I think you just described the failure perfectly. Lotus buyers were slowly dwindling away and eventually the company would shut down making only small light weight sports cars. The biggest part to Vision 80 was expanding dealer network, working on reliability and fixing customer service to meet demand. That's why they hired so many new executives to make sure that got implemented. Each one of those executives failed to meet targets, and have either left or been fired. Geely looks as it is their fault, I'm sure the employees blame the parent company in lack of support. The answer is somewhere in the middle. Nonetheless, the guys in charge of fixing the problems you outlined ended up leaving and left a trail of chaos in its wake. Lotus must pivot into larger scale production with SUV's that sell or its dealer footprint will be severely reduced across the globe as who would want to take on a company that sells 1 vehicle? There needs to be a business case for dealer networks to come on board. People buy 911's because Macan buyers keep the dealership lights on. Porsche in 1990's was in the exact same predicament, only selling the 911 and about to go bankrupt. Porsche were sold at VW dealers back in the day. Without the pivot to VW based SUV's they would not be anywhere near as successful and it mirrors Lotus in so many ways.
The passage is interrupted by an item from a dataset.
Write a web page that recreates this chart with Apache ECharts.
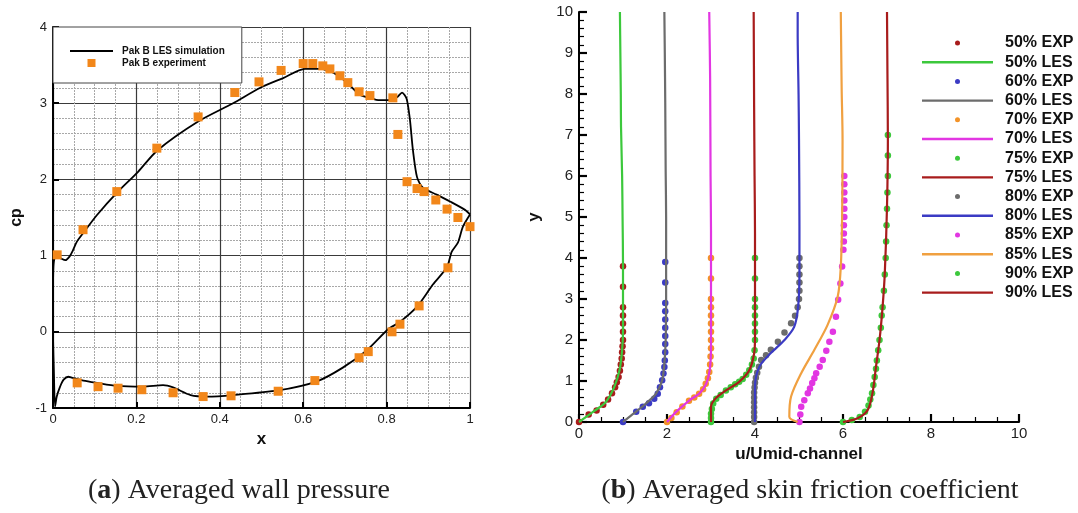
<!DOCTYPE html>
<html><head><meta charset="utf-8">
<script src="https://cdn.jsdelivr.net/npm/echarts@6/dist/echarts.min.js"></script>
<style>html,body{margin:0;padding:0;background:#fff}#c{width:1078px;height:513px}</style>
</head><body><div id="c"></div>
<script>
// ---------- Panel (a): averaged wall pressure ----------
const pakLES = [
[1.0,1.54],[0.988,1.60],[0.952,1.71],[0.92,1.80],[0.887,1.89],[0.873,2.03],[0.863,2.39],[0.856,2.78],[0.848,3.06],[0.837,3.14],[0.825,3.08],[0.803,3.04],[0.78,3.04],[0.765,3.06],[0.736,3.11],[0.705,3.27],[0.672,3.40],[0.64,3.45],[0.604,3.45],[0.552,3.33],[0.496,3.20],[0.432,3.00],[0.348,2.76],[0.25,2.38],[0.204,2.10],[0.154,1.83],[0.105,1.53],[0.073,1.30],[0.057,1.18],[0.047,1.06],[0.04,0.99],[0.03,0.94],[0.02,0.96],[0.01,0.99],[0.004,0.97],[0.001,0.85],[0.0,0.5],[0.0,0.0],[0.002,-0.5],[0.005,-0.98],[0.009,-0.85],[0.017,-0.72],[0.025,-0.63],[0.037,-0.59],[0.045,-0.60],[0.073,-0.64],[0.105,-0.67],[0.153,-0.71],[0.216,-0.72],[0.264,-0.70],[0.288,-0.73],[0.33,-0.83],[0.37,-0.85],[0.432,-0.83],[0.54,-0.77],[0.633,-0.65],[0.695,-0.47],[0.753,-0.24],[0.803,0.03],[0.832,0.13],[0.873,0.33],[0.911,0.62],[0.945,0.85],[0.956,1.05],[0.971,1.17],[0.983,1.38],[1.0,1.54]
];
const pakEXP = [
[0.01,1.01],[0.072,1.34],[0.153,1.84],[0.249,2.41],[0.348,2.82],[0.436,3.14],[0.494,3.28],[0.547,3.43],[0.60,3.52],[0.623,3.52],[0.647,3.49],[0.664,3.45],[0.688,3.36],[0.707,3.27],[0.734,3.15],[0.76,3.10],[0.815,3.07],[0.827,2.59],[0.849,1.97],[0.873,1.88],[0.89,1.84],[0.918,1.73],[0.945,1.61],[0.971,1.50],[1.0,1.38],
[0.058,-0.67],[0.108,-0.72],[0.156,-0.74],[0.213,-0.76],[0.288,-0.80],[0.36,-0.85],[0.427,-0.84],[0.54,-0.78],[0.628,-0.64],[0.734,-0.34],[0.756,-0.26],[0.813,0.0],[0.832,0.10],[0.878,0.34],[0.947,0.84]
];
const leftNames = ['Pak B LES simulation','Pak B experiment'];

// ---------- Panel (b): velocity profiles (offset by station) ----------
const les50 = [[0,0],[0.31,0.24],[0.61,0.49],[0.80,0.85],[0.92,1.26],[0.98,1.75],[1.0,2.24],[1.0,3.86],[0.99,5],[0.98,6],[0.955,7.2],[0.95,8],[0.94,9],[0.93,10]];
const exp50 = [[0,0],[0.22,0.18],[0.4,0.28],[0.55,0.42],[0.66,0.55],[0.75,0.7],[0.82,0.85],[0.86,0.97],[0.9,1.1],[0.93,1.25],[0.95,1.4],[0.97,1.55],[0.98,1.7],[0.99,1.85],[1.0,2.0],[1.0,2.2],[1.0,2.4],[1.0,2.6],[1.0,2.8],[1.0,3.3],[1.0,3.8]];
const les60 = [[1,0],[1.26,0.22],[1.52,0.45],[1.75,0.69],[1.89,1.02],[1.94,1.42],[1.97,1.99],[1.98,3.05],[1.98,5],[1.97,6.1],[1.96,7.8],[1.95,9],[1.94,10]];
const exp60 = [[1,0],[1.3,0.25],[1.45,0.37],[1.59,0.46],[1.71,0.57],[1.79,0.69],[1.84,0.85],[1.89,1.02],[1.92,1.18],[1.94,1.34],[1.95,1.5],[1.96,1.7],[1.96,1.9],[1.96,2.1],[1.96,2.3],[1.96,2.5],[1.96,2.7],[1.96,2.9],[1.96,3.4],[1.96,3.9]];
const les70 = [[2,0],[2.2,0.24],[2.51,0.53],[2.73,0.69],[2.89,0.93],[2.97,1.26],[3.0,1.83],[3.0,4.67],[2.99,6],[2.98,8.4],[2.96,10]];
const exp70 = [[2,0],[2.1,0.1],[2.22,0.24],[2.35,0.38],[2.5,0.52],[2.62,0.6],[2.73,0.69],[2.82,0.8],[2.88,0.93],[2.93,1.07],[2.96,1.22],[2.98,1.4],[2.99,1.6],[3.0,1.8],[3.0,2.0],[3.0,2.2],[3.0,2.4],[3.0,2.6],[3.0,2.8],[3.0,3.0],[3.0,3.5],[3.0,4.0]];
const les75 = [[3,0],[3,0.37],[3.1,0.57],[3.34,0.77],[3.64,0.98],[3.87,1.26],[3.98,1.67],[4.0,2.07],[4.0,4.6],[3.99,6],[3.98,7.7],[3.97,10]];
const exp75 = [[3,0],[3.0,0.1],[3.0,0.2],[3.02,0.32],[3.05,0.45],[3.12,0.57],[3.22,0.66],[3.34,0.77],[3.45,0.85],[3.55,0.92],[3.64,0.98],[3.72,1.05],[3.8,1.15],[3.87,1.26],[3.93,1.4],[3.97,1.55],[3.99,1.75],[4.0,2.0],[4.0,2.2],[4.0,2.4],[4.0,2.6],[4.0,2.8],[4.0,3.0],[4.0,3.5],[4.0,4.0]];
const les80 = [[4,0],[4,0.86],[4.1,1.35],[4.36,1.68],[4.67,2.0],[4.89,2.32],[4.98,2.81],[5.01,3.63],[5.01,4.76],[5.0,6.9],[4.99,8],[4.97,9.5],[4.97,10]];
const exp80 = [[3.98,0],[3.98,0.12],[3.98,0.24],[3.98,0.36],[3.98,0.48],[3.98,0.6],[3.98,0.72],[3.99,0.84],[4.0,0.96],[4.02,1.08],[4.05,1.2],[4.09,1.35],[4.14,1.51],[4.25,1.63],[4.36,1.76],[4.52,1.96],[4.67,2.18],[4.82,2.41],[4.91,2.59],[4.97,2.8],[5.0,3.0],[5.01,3.2],[5.01,3.4],[5.01,3.6],[5.01,3.8],[5.01,4.0]];
const les85 = [[4.97,0],[4.78,0.13],[4.82,0.62],[5.05,1.19],[5.35,1.76],[5.65,2.37],[5.88,3.06],[5.95,3.79],[5.98,5],[5.99,6.88],[5.97,8.1],[5.96,9],[5.95,10]];
const exp85 = [[5.01,0],[5.03,0.18],[5.05,0.37],[5.12,0.53],[5.2,0.7],[5.25,0.82],[5.3,0.95],[5.35,1.07],[5.39,1.19],[5.47,1.35],[5.54,1.51],[5.62,1.74],[5.69,1.96],[5.77,2.2],[5.84,2.57],[5.89,2.98],[5.94,3.38],[5.98,3.79],[6.01,4.2],[6.02,4.4],[6.02,4.6],[6.02,4.8],[6.03,5.0],[6.03,5.2],[6.03,5.4],[6.03,5.6],[6.03,5.8],[6.03,6.0]];
const les90 = [[6,0],[6.33,0.09],[6.56,0.29],[6.67,0.7],[6.75,1.35],[6.83,2.0],[6.9,2.81],[6.95,3.63],[7.0,5.25],[7.02,6.88],[7.01,8.5],[7.0,10]];
const exp90 = [[6.0,0],[6.2,0.05],[6.38,0.12],[6.5,0.25],[6.58,0.4],[6.62,0.55],[6.66,0.7],[6.69,0.9],[6.72,1.1],[6.75,1.3],[6.77,1.5],[6.8,1.75],[6.83,2.0],[6.86,2.3],[6.88,2.6],[6.9,2.8],[6.93,3.2],[6.95,3.6],[6.97,4.0],[6.98,4.4],[6.99,4.8],[7.0,5.2],[7.01,5.6],[7.02,6.0],[7.02,6.5],[7.02,7.0]];
const stations = ['50%','60%','70%','75%','80%','85%','90%'];
const expSets = [exp50, exp60, exp70, exp75, exp80, exp85, exp90];
const lesSets = [les50, les60, les70, les75, les80, les85, les90];

// ---------- styles ----------
const SANS = '"Liberation Sans", Arial, Helvetica, sans-serif';
const SERIF = '"Liberation Serif", "Times New Roman", serif';
const C = {red:'#a81c1c', green:'#3cc83c', blue:'#3b3bc4', gray:'#6c6c6c', orange:'#f0a040', orangeDot:'#f39328', magenta:'#e236e2'};
const expColors = [C.red, C.blue, C.orangeDot, C.green, C.gray, C.magenta, C.green];
const lesColors = [C.green, C.gray, C.magenta, C.red, C.blue, C.orange, C.red];

const lineIconL = 'path://M0,0M43,10M0,4L43,4L43,6L0,6Z';
const sqIconL = 'path://M0,0M43,10M17.5,1L25.5,1L25.5,9L17.5,9Z';
const lineIconR = 'path://M0,0M71,14M0,5.8L71,5.8L71,8.2L0,8.2Z';
const dotIconR = 'path://M0,0M71,14M33,7A2.5,2.5,0,1,1,38,7A2.5,2.5,0,1,1,33,7Z';

const series = [
  {type:'line', name:leftNames[0], xAxisIndex:0, yAxisIndex:0, data:pakLES, symbol:'none', showSymbol:false, smooth:0.25,
   lineStyle:{color:'#000', width:1.8}, itemStyle:{color:'#000'}, z:3},
  {type:'scatter', name:leftNames[1], xAxisIndex:0, yAxisIndex:0, data:pakEXP, symbol:'rect', symbolSize:9,
   itemStyle:{color:'#f2871a', opacity:1}, z:4}
];
const rightLegend = [];
stations.forEach((s, i) => {
  series.push({type:'scatter', name:s+' EXP', xAxisIndex:1, yAxisIndex:1, data:expSets[i], symbol:'circle', symbolSize:6.5,
    itemStyle:{color:expColors[i], opacity:1}, z:3});
  series.push({type:'line', name:s+' LES', xAxisIndex:1, yAxisIndex:1, data:lesSets[i], symbol:'none', showSymbol:false, smooth:0.3,
    lineStyle:{color:lesColors[i], width:2.2}, itemStyle:{color:lesColors[i]}, z:4});
  rightLegend.push({name:s+' EXP', icon:dotIconR, itemStyle:{color:expColors[i]}});
  rightLegend.push({name:s+' LES', icon:lineIconR, itemStyle:{color:lesColors[i]}});
});

const lab = {fontFamily:SANS, fontSize:13, color:'#222'};
const option = {
  animation:false,
  backgroundColor:'#fff',
  grid:[
    {left:53, top:27, width:417, height:381, show:false},
    {left:579, top:12, width:440, height:410, show:false}
  ],
  xAxis:[
    {gridIndex:0, type:'value', min:0, max:1, interval:0.2,
     name:'x', nameLocation:'middle', nameGap:19, nameTextStyle:{fontFamily:SANS, fontSize:17, fontWeight:'bold', color:'#111'},
     axisLine:{show:true, onZero:false, lineStyle:{color:'#000', width:2}},
     axisTick:{show:true, inside:true, length:6, lineStyle:{color:'#000', width:2}},
     axisLabel:{...lab, margin:5, formatter:v=>String(Math.round(v*10)/10)},
     splitLine:{show:true, lineStyle:{color:'#3a3a3a', width:1.2}},
     minorTick:{show:false, splitNumber:4},
     minorSplitLine:{show:true, lineStyle:{color:'#a8a8a8', width:1, type:[2,1]}}},
    {gridIndex:1, type:'value', min:0, max:10, interval:2,
     name:'u/Umid-channel', nameLocation:'middle', nameGap:20, nameTextStyle:{fontFamily:SANS, fontSize:17, fontWeight:'bold', color:'#111'},
     axisLine:{show:true, onZero:false, lineStyle:{color:'#000', width:2}},
     axisTick:{show:true, inside:true, length:8, lineStyle:{color:'#000', width:2.2}},
     minorTick:{show:true, splitNumber:4, length:5, lineStyle:{color:'#000', width:1.2}},
     axisLabel:{...lab, fontSize:15, margin:4},
     splitLine:{show:false}}
  ],
  yAxis:[
    {gridIndex:0, type:'value', min:-1, max:4, interval:1,
     name:'cp', nameLocation:'middle', nameGap:28, nameRotate:90, nameTextStyle:{fontFamily:SANS, fontSize:16, fontWeight:'bold', color:'#111'},
     axisLine:{show:true, onZero:false, lineStyle:{color:'#000', width:2}},
     axisTick:{show:true, inside:true, length:6, lineStyle:{color:'#000', width:2}},
     axisLabel:{...lab, margin:6},
     splitLine:{show:true, lineStyle:{color:'#3a3a3a', width:1.2}},
     minorTick:{show:false, splitNumber:5},
     minorSplitLine:{show:true, lineStyle:{color:'#a8a8a8', width:1, type:[2,1]}}},
    {gridIndex:1, type:'value', min:0, max:10, interval:1,
     name:'y', nameLocation:'middle', nameGap:36, nameRotate:90, nameTextStyle:{fontFamily:SANS, fontSize:17, fontWeight:'bold', color:'#111'},
     axisLine:{show:true, onZero:false, lineStyle:{color:'#000', width:2}},
     axisTick:{show:true, inside:true, length:8, lineStyle:{color:'#000', width:2.2}},
     minorTick:{show:true, splitNumber:5, length:5, lineStyle:{color:'#000', width:1.2}},
     axisLabel:{...lab, fontSize:15, margin:6},
     splitLine:{show:false}}
  ],
  legend:[
    {data:[{name:leftNames[0], icon:lineIconL, itemStyle:{color:'#000'}},{name:leftNames[1], icon:sqIconL, itemStyle:{color:'#f2871a'}}],
     orient:'vertical', left:53, top:27, itemWidth:43, itemHeight:10, itemGap:2, padding:[19,17,15,17],
     backgroundColor:'#fff', borderColor:'#444', borderWidth:1, selectedMode:false,
     itemStyle:{borderWidth:0},
     textStyle:{fontFamily:SANS, fontSize:10, fontWeight:'bold', color:'#111', padding:[0,0,0,4]}},
    {data:rightLegend, orient:'vertical', left:922, top:35, itemWidth:71, itemHeight:14, itemGap:3.2, padding:0,
     selectedMode:false, itemStyle:{borderWidth:0},
     textStyle:{fontFamily:SANS, fontSize:16, fontWeight:'bold', color:'#111', padding:[0,0,0,7]}}
  ],
  graphic:[
    {type:'text', x:239, y:491, style:{text:'({b|a}) Averaged wall pressure', font:'28px '+SERIF, fill:'#222', textAlign:'center', textVerticalAlign:'middle',
      rich:{b:{fontFamily:SERIF, fontSize:28, fontWeight:'bold', fill:'#222'}}}},
    {type:'text', x:810, y:491, style:{text:'({b|b}) Averaged skin friction coefficient', font:'28px '+SERIF, fill:'#222', textAlign:'center', textVerticalAlign:'middle',
      rich:{b:{fontFamily:SERIF, fontSize:28, fontWeight:'bold', fill:'#222'}}}}
  ],
  series:series
};
const chart = echarts.init(document.getElementById('c'), null, {renderer:'canvas', width:1078, height:513});
chart.setOption(option);
</script></body></html>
Porsche sales numbers from the 1980's - a fraction of what it is today.
- 1980–1983 (estimate): ~6,000–7,000 units per year (based on milestone deductions)
- 1984: 13,428 units
- 1985: 11,859 units
- 1986: 15,120 units
- 1987: 14,472 units
- 1988: 12,641 units
- 1989: 12,863 units
Last thing I want to add... Lotus reminds me more of Maserati at the moment than Porsche of the 1990's. Mclaren IMO seems to be the one that is best positioned to evolve into a larger luxury focused brand. Time will tell.